Around the Block, Issue Nº6: TRILEMMA featuring Ethereum scaling paths and subscription models
2 min read

Around the Block, Issue Nº6: TRILEMMA featuring Ethereum scaling paths and subscription models

Consensys' latest piece on Ethereum scaling is evidence that the community is able (and sees the importance) of communicating important ideas with clarity. The Ethereum scaling debate has not been an easy one to follow via EIPs, but Consensys' succint brief offers much needed framing for the debate.
I was fascinated by their coverage of a subscription payment model for Ethereum. The current lack of price stability and time delays can have a fundamental impact on user expectations that are taken for granted in the e-commerce subscription market. Most importantly, one can only imagine the frustrations of losing access to an account with an outgoing subscription and seeing the balance shrink to zero over time.

On a personal note, I am looking forward to learning about decentralized training by following Ocean Protocol's 6 week Telegram course.

💎  Ethereum

Consensys wrote about The State of Scaling Ethereum

tl:dr; Current Ethereum mainnet would not support even one at-scale DApp. There is always a trade-off (Trilemma) between security, scalability and decentralization. The four proposals to scale are 1) Sharding: split the network into groups of nodes 2) Plasma: maintain side chains with different properties that can use the root chain for conflict resolution 3) Raiden: support state channels between frequently transacting parties 4) Casper: proof of stake. All approaches are likely to be applied going forward.

P.S. This is the simplest and clearest summary I have read about the scaling debate.

The prolific Consensys team also wrote about Subscription services on the blockchain (ERC-948)

tl:dr; 15% of online shoppers entered into an e-commerce subscription last year (McKinsey). Right now it is not possible to do opt-out recurring subscriptions on the blockchain, because there is no way to trigger payments in the future. ERC-948 has been proposed to facilitate subscription models in Ethereum, but introduces potentially significant problems.

Flint, a new language for safe smart contracts on Ethereum from Imperial College London

tl:dr; Smart contracts written in Solidity are vulnerable to simple programming attacks that static analysis tools cannot mitigate. Flint uses static typing to support inherently safer contracts.

⚡️ Protocols and DApps

Will Warren wrote about Compliant peer-to-peer trading

tl:dr; Permissioned tokens are important for regulatory compliance (KYC, AML). Permissioned token protocols already exist, but not supported by most exchanges. 0x v2 would support permissioned tokens allowing the creation of a permissioned liquidity pool. Relayers would be able to opt-in to apply a set of permissions.
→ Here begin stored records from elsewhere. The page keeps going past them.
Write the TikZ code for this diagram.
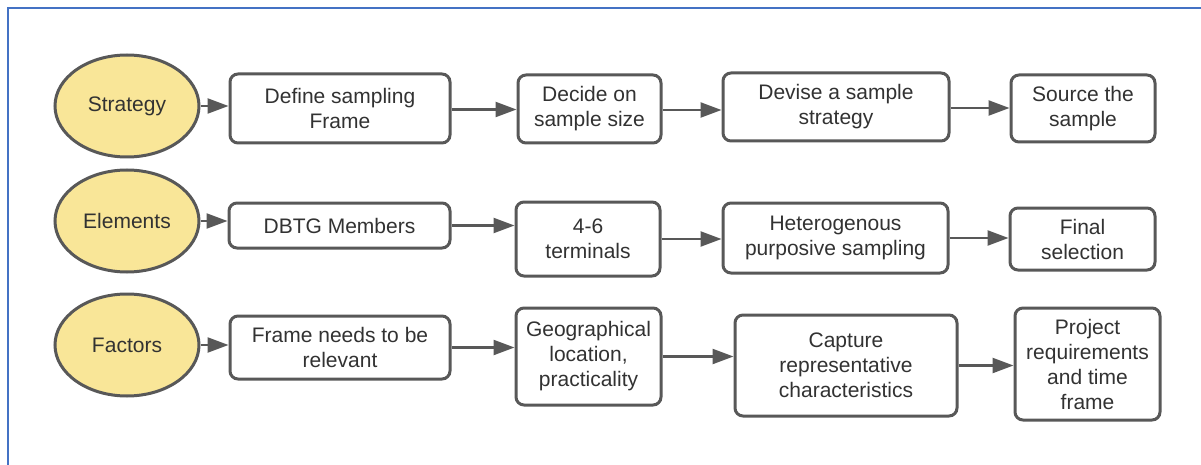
\documentclass[tikz,border=0pt]{standalone}
\usepackage{fontspec}
\setmainfont{Liberation Sans}
\usetikzlibrary{shapes.geometric,arrows.meta}
\definecolor{framegray}{RGB}{88,88,88}
\definecolor{txtgray}{RGB}{50,50,50}
\definecolor{ellfill}{RGB}{249,230,152}
\definecolor{borderblue}{RGB}{68,114,196}
\tikzset{
  oval/.style={ellipse, draw=framegray, line width=3pt, fill=ellfill, inner sep=0pt,
    minimum width=144pt, minimum height=102pt, text=txtgray,
    font=\fontsize{21}{25}\selectfont},
  stepbox/.style={rectangle, rounded corners=8pt, draw=framegray, line width=3pt,
    fill=white, inner sep=0pt, align=center, text=txtgray,
    font=\fontsize{21}{25}\selectfont},
  flow/.style={draw=framegray, line width=2.4pt, -{Triangle[length=21pt,width=15pt]}},
}
\newcommand{\boxat}[6]{% name, x1, y1, x2, y2, text
  \node[stepbox, minimum width={#4-#2}, minimum height={#5-#3}] (#1) at ({(#2+#4)/2},{(#3+#5)/2}) {#6};}
\begin{document}
\begin{tikzpicture}[x=1pt,y=-1pt]
\useasboundingbox (0,0) rectangle (1201,465);
\draw[borderblue, line width=2pt] (8,465) -- (8,8) -- (1201,8);

% Row 1
\node[oval] (e1) at (127,106) {Strategy};
\boxat{a1}{230}{74}{450}{143}{Define sampling\\Frame}
\boxat{a2}{518}{75}{661}{143}{Decide on\\sample size}
\boxat{a3}{723}{73}{949}{141}{Devise a sample\\strategy}
\boxat{a4}{1011}{75}{1155}{142}{Source the\\sample}

% Row 2
\node[oval] (e2) at (127,221) {Elements};
\boxat{b1}{229}{203}{450}{248}{DBTG Members}
\boxat{b2}{516}{202}{660}{276}{4-6\\terminals}
\boxat{b3}{723}{203}{948}{273}{Heterogenous\\purposive sampling}
\boxat{b4}{1010}{208}{1155}{270}{Final\\selection}

% Row 3
\node[oval] (e3) at (127,345) {Factors};
\boxat{c1}{230}{316}{450}{379}{Frame needs to be\\relevant}
\boxat{c2}{516}{308}{661}{405}{Geographical\\location,\\practicality}
\boxat{c3}{735}{315}{957}{416}{Capture\\representative\\characteristics}
\boxat{c4}{1015}{308}{1160}{420}{Project\\requirements\\and time\\frame}

% Arrows row 1
\draw[flow] (e1.east) -- (e1.east -| a1.west);
\draw[flow] ([yshift=-1pt]a1.east) -- ([yshift=-1pt]a1.east -| a2.west);
\draw[flow] ([yshift=-1pt]a2.east) -- ([yshift=-1pt]a2.east -| a3.west);
\draw[flow] ([yshift=-1pt]a3.east) -- ([yshift=-1pt]a3.east -| a4.west);

% Arrows row 2
\draw[flow] (e2.east) -- (e2.east -| b1.west);
\draw[flow] (b1.east) -- (b1.east -| b2.west);
\draw[flow] (b2.east) -- (b2.east -| b3.west);
\draw[flow] (b3.east) -- (b3.east -| b4.west);

% Arrows row 3
\draw[flow] (e3.east) -- (e3.east -| c1.west);
\draw[flow] (c1.east) -- (c1.east -| c2.west);
\draw[flow] (c2.east) -- (c2.east -| c3.west);
\draw[flow] (c3.east) -- (c3.east -| c4.west);
\end{tikzpicture}
\end{document}
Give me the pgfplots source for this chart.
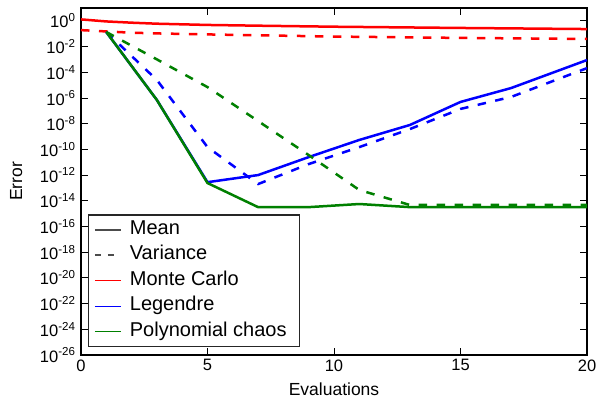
\documentclass[border=0pt]{standalone}
\usepackage{fontspec}
\setmainfont{Liberation Sans}
\usepackage{pgfplots}
\usepackage{pgfplotstable}
\pgfplotsset{compat=1.18}

% Monte Carlo
\pgfplotstableread{
x y
0 1.3
1 0.9
2 0.72
3 0.6
5 0.48
7 0.42
10 0.35
15 0.28
20 0.23
}\mcmean
\pgfplotstableread{
x y
0 0.19
1 0.15
2 0.12
3 0.105
5 0.088
7 0.075
10 0.06
15 0.047
20 0.039
}\mcvar
% Legendre
\pgfplotstableread{
x y
1 0.135
3 6.9e-7
5 2.8e-13
7 1e-12
9 2.5e-11
11 5.4e-10
13 7.9e-9
15 4.9e-7
17 5.9e-6
20 8.9e-4
}\lgmean
\pgfplotstableread{
x y
1 0.135
3 2.5e-5
5 1.5e-10
7 2e-13
9 7.2e-12
11 1.5e-10
13 3.8e-9
15 1.4e-7
17 1.2e-6
20 2.1e-4
}\lgvar
% Polynomial chaos
\pgfplotstableread{
x y
1 0.135
3 6.9e-7
5 2.4e-13
7 3.2e-15
9 3.2e-15
11 5.6e-15
13 3.2e-15
15 3.2e-15
17 3.2e-15
19 3.2e-15
20 3.2e-15
}\pcmean
\pgfplotstableread{
x y
1 0.135
3 1e-3
5 7e-6
7 1.6e-8
9 3.6e-11
11 6.9e-14
13 4.7e-15
15 4.7e-15
17 4.7e-15
19 4.7e-15
20 4.7e-15
}\pcvar

\definecolor{mplgreen}{rgb}{0,0.5,0}

\begin{document}
\begin{tikzpicture}
\path[use as bounding box, fill=white] (-81pt,-46pt) rectangle (516pt,355pt);
\begin{axis}[
  scale only axis, width=506pt, height=347pt,
  ymode=log, xmin=0, xmax=20, ymin=1e-26, ymax=1e1,
  xtick={0,5,10,15,20}, xticklabels={0,5,10,15,20},
  ytick={1e-26,1e-24,1e-22,1e-20,1e-18,1e-16,1e-14,1e-12,1e-10,1e-8,1e-6,1e-4,1e-2,1},
  yticklabels={10\textsuperscript{-26},10\textsuperscript{-24},10\textsuperscript{-22},10\textsuperscript{-20},10\textsuperscript{-18},10\textsuperscript{-16},10\textsuperscript{-14},10\textsuperscript{-12},10\textsuperscript{-10},10\textsuperscript{-8},10\textsuperscript{-6},10\textsuperscript{-4},10\textsuperscript{-2},10\textsuperscript{0}},
  yminorticks=false, xminorticks=false,
  tick align=inside, major tick length=7pt,
  tick style={black, line width=0.9pt},
  axis line style={line width=1.2pt},
  ticklabel style={font=\fontsize{16.5}{18}\selectfont},
  xticklabel style={yshift=-1pt},
  yticklabel style={xshift=-2pt},
  label style={font=\fontsize{17.5}{20}\selectfont},
  xlabel=Evaluations, ylabel=Error,
  xlabel style={at={(axis description cs:0.5,-0.098)}, anchor=center},
  ylabel style={at={(axis description cs:-0.128,0.5)}, anchor=center},
  legend cell align=left,
  legend image code/.code={\draw[#1] (0pt,0pt) -- (26pt,0pt);},
  legend style={at={(axis description cs:0.014,0.023)}, anchor=south west,
    draw=black!85, line width=1.2pt, fill=white,
    font=\fontsize{20}{22}\selectfont,
    inner xsep=5pt, inner ysep=2pt,
    nodes={text height=14pt, text depth=4.5pt, inner ysep=3.5pt, inner xsep=8pt},
    row sep=0pt},
]
\addlegendimage{black!70, line width=2.2pt}
\addlegendentry{Mean}
\addlegendimage{black!70, line width=2.2pt, dash pattern=on 6pt off 7pt}
\addlegendentry{Variance}
\addlegendimage{red, line width=1.1pt}
\addlegendentry{Monte Carlo}
\addlegendimage{blue, line width=1.1pt}
\addlegendentry{Legendre}
\addlegendimage{mplgreen, line width=1.1pt}
\addlegendentry{Polynomial chaos}

\addplot[red, line width=2.5pt, forget plot] table {\mcmean};
\addplot[red, line width=2.5pt, dash pattern=on 8.5pt off 9.5pt, forget plot] table {\mcvar};
\addplot[blue, line width=2.5pt, forget plot] table {\lgmean};
\addplot[blue, line width=2.5pt, dash pattern=on 8.5pt off 9.5pt, forget plot] table {\lgvar};
\addplot[mplgreen, line width=2.5pt, forget plot] table {\pcmean};
\addplot[mplgreen, line width=2.5pt, dash pattern=on 8.5pt off 9.5pt, forget plot] table {\pcvar};
\end{axis}
\end{tikzpicture}
\end{document}
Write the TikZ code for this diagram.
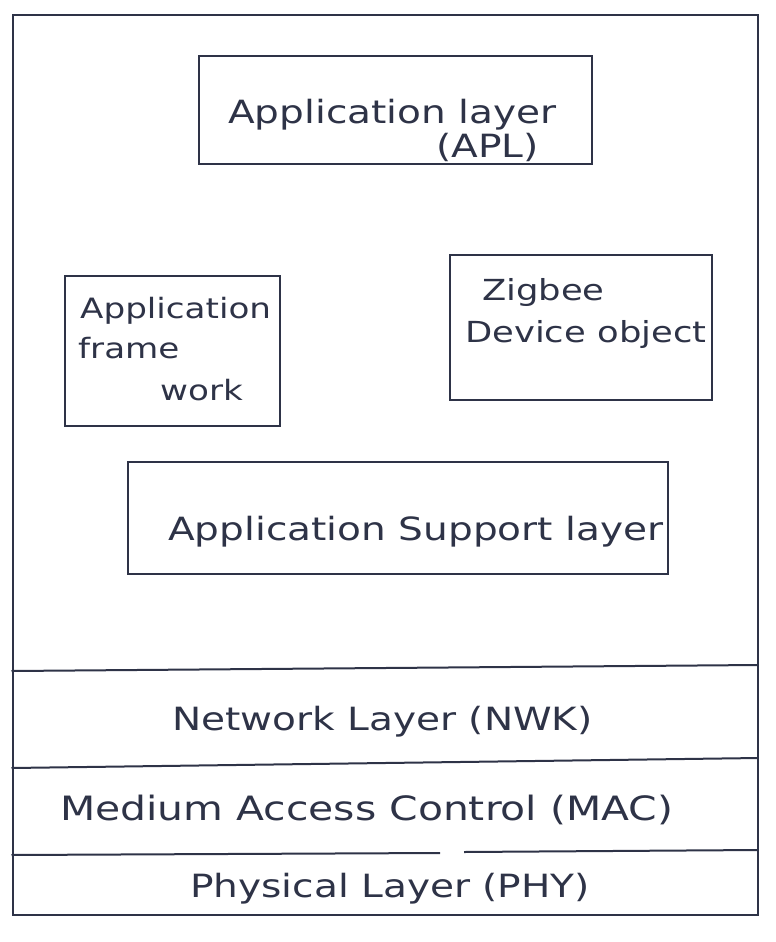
\documentclass[tikz,border=0pt]{standalone}
\usepackage{fontspec}
\setmainfont{DejaVu Sans}
\newfontfamily\handfont[FakeStretch=1.22]{DejaVu Sans}
\definecolor{ink}{rgb}{0.18,0.2,0.28}
\begin{document}
\begin{tikzpicture}[x=1pt,y=-1pt,
  box/.style={draw=ink,line width=2pt,rectangle,inner sep=0pt},
  sep/.style={draw=ink,line width=2pt},
  lbl/.style={text=ink,font=\handfont\fontsize{32}{38}\selectfont,inner sep=0pt,anchor=base west},
  wide/.style={font=\handfont\fontsize{33.5}{40}\selectfont},
  small/.style={font=\handfont\fontsize{28}{34}\selectfont},
  mid/.style={font=\handfont\fontsize{29}{35}\selectfont}]
  \useasboundingbox (0,0) rectangle (776,942);
  % outer frame
  \node[box,minimum width=745pt,minimum height=900pt] (stack) at (385,465) {};
  % application layer blocks
  \node[box,minimum width=393pt,minimum height=108pt] (apl) at (395,110) {};
  \node[box,minimum width=215pt,minimum height=150pt] (afw) at (172,351) {};
  \node[box,minimum width=262pt,minimum height=145pt] (zdo) at (581,327) {};
  \node[box,minimum width=540pt,minimum height=112pt] (aps) at (398,518) {};
  % layer separators
  \coordinate (s1w) at (stack.west |- 0,671);
  \coordinate (s1e) at (stack.east |- 0,665);
  \coordinate (s2w) at (stack.west |- 0,768);
  \coordinate (s2e) at (stack.east |- 0,758);
  \coordinate (s3w) at (stack.west |- 0,855);
  \coordinate (s3a) at (440,853);
  \coordinate (s3b) at (464,852);
  \coordinate (s3e) at (stack.east |- 0,850);
  \draw[sep] (s1w) -- (s1e);
  \draw[sep] (s2w) -- (s2e);
  \draw[sep] (s3w) -- (s3a);
  \draw[sep] (s3b) -- (s3e);
  % labels
  \node[lbl] (t1) at (228,123) {Application layer};
  \node[lbl] (t2) at (436,157) {(APL)};
  \node[lbl,small] (t3) at (80,318) {Application};
  \node[lbl,small] (t4) at (78,358) {frame};
  \node[lbl,small] (t5) at (160,400) {work};
  \node[lbl,mid] (t6) at (482,300) {Zigbee};
  \node[lbl,mid] (t7) at (465,342) {Device object};
  \node[lbl] (t8) at (168,540) {Application Support layer};
  \node[lbl] (t9) at (172,730) {Network Layer (NWK)};
  \node[lbl,wide] (t10) at (60,820) {Medium Access Control (MAC)};
  \node[lbl] (t11) at (190,897) {Physical Layer (PHY)};
\end{tikzpicture}
\end{document}
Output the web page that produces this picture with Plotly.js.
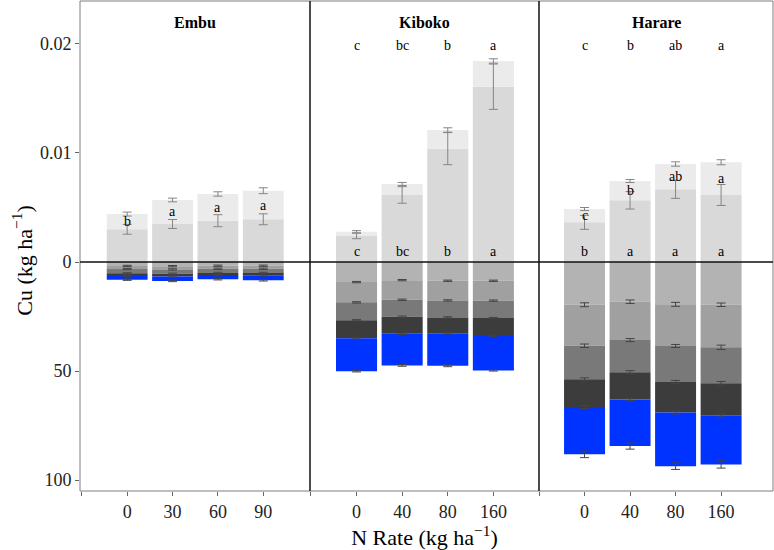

Zcash community discusses mining decentralization

tl:dr; Zooko claims battle against mining decentralisation is impossible in theory and long lost in practice. The community distinguishes the single uncoordinated mining pool case from the more dangerous single manufacturer case (e.g., Bitmain) where the manufacturer could steer the protocol in a direction that optimizes for its profitability. Community argues further that Zcash should keep their original promise of ASIC resistance.